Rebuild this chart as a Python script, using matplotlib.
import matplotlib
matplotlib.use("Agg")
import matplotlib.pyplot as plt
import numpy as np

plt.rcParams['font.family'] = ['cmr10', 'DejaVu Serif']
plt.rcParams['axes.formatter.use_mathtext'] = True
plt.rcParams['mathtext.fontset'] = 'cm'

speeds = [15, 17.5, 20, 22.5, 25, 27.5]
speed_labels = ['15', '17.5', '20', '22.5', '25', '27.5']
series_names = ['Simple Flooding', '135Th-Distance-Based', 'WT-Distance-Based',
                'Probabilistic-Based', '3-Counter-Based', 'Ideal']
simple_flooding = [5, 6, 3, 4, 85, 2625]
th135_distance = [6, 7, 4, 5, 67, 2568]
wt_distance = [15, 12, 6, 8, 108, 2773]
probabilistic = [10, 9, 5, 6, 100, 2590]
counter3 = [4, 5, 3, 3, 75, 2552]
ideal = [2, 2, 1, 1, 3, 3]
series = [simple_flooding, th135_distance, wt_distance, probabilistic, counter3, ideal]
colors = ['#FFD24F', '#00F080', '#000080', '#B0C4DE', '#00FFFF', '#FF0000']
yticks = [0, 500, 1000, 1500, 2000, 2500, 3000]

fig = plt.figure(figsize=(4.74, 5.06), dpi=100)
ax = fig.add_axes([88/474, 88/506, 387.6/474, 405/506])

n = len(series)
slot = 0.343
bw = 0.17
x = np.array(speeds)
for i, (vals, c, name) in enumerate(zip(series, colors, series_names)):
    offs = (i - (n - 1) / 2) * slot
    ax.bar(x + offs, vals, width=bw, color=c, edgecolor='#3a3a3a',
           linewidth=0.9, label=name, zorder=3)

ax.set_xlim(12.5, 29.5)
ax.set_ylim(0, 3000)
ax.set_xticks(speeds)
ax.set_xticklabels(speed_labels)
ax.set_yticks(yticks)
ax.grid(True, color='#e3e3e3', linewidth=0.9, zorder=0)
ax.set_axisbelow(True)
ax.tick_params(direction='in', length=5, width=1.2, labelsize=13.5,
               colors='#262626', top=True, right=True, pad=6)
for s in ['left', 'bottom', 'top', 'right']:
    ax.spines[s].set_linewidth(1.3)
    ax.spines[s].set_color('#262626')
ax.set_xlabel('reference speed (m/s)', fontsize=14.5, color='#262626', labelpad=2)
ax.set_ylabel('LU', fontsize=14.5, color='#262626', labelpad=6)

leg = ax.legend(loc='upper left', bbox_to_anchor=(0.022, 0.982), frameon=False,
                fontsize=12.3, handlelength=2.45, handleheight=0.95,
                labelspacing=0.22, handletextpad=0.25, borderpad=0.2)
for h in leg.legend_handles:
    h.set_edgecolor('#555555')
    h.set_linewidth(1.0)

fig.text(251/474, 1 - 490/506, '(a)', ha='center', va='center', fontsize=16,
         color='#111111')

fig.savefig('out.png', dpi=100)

* * *

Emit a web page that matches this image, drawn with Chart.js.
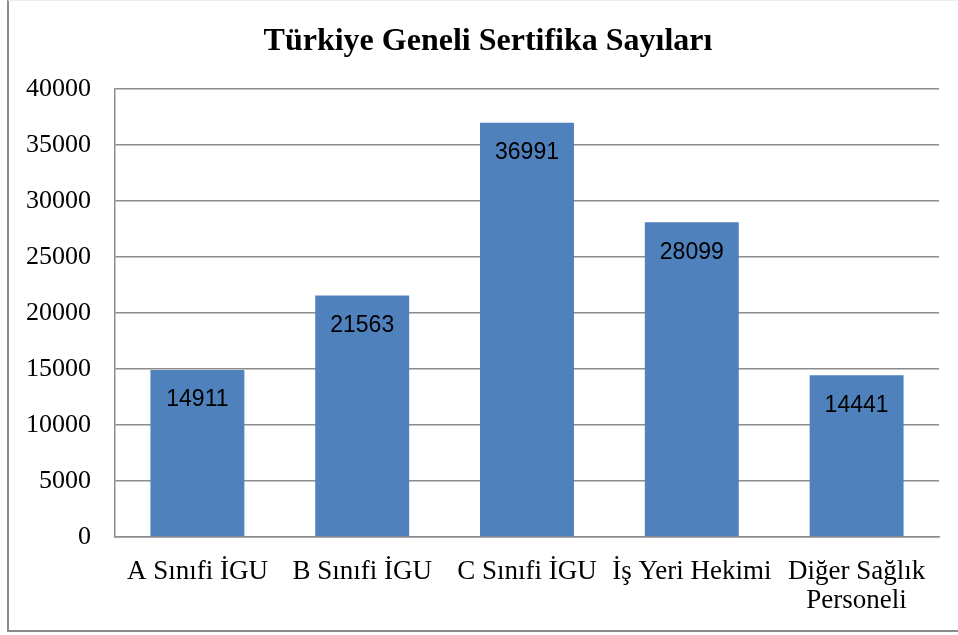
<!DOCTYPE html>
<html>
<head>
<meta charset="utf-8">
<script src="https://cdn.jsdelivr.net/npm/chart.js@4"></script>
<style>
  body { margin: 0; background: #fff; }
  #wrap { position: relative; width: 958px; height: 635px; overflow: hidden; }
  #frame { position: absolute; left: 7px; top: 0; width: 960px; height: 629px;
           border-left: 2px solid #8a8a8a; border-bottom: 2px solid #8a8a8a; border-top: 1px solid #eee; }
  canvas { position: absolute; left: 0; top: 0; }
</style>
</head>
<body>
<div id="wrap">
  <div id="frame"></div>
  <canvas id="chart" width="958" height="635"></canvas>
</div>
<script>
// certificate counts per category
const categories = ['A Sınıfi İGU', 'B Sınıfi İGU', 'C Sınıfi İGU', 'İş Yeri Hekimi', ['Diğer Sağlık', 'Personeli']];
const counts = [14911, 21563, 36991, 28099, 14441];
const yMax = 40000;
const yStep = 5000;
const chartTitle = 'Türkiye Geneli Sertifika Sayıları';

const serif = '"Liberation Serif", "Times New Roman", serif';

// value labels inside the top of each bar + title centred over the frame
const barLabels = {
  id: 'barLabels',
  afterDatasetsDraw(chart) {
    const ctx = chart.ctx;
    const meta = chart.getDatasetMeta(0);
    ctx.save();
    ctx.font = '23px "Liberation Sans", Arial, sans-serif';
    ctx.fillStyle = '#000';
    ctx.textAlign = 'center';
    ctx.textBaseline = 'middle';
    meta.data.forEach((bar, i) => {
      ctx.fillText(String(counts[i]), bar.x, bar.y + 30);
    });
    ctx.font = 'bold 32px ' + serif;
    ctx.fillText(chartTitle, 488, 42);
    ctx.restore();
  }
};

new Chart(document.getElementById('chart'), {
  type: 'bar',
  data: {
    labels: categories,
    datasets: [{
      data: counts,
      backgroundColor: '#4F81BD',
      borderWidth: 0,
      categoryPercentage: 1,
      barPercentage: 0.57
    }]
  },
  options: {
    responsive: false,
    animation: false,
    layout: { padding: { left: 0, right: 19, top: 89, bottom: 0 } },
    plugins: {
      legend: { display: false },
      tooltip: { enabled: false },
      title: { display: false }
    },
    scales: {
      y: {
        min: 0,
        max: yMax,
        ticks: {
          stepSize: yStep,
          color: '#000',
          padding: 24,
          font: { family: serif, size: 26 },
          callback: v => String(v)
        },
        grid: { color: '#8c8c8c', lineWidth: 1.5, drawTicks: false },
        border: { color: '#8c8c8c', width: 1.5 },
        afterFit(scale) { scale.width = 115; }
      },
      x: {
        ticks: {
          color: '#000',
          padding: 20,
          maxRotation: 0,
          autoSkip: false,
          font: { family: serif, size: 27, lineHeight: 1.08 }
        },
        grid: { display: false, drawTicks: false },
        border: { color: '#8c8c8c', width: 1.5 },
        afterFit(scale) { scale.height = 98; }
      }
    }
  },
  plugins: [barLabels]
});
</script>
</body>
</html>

● **PROMPT**: Gather every line from the listing above in which the word "script" appears.

● **SOLUTION FOR THIS TASK**:
Rebuild this chart as a Python script, using matplotlib.
<script src="https://cdn.jsdelivr.net/npm/chart.js@4"></script>
<script>
</script>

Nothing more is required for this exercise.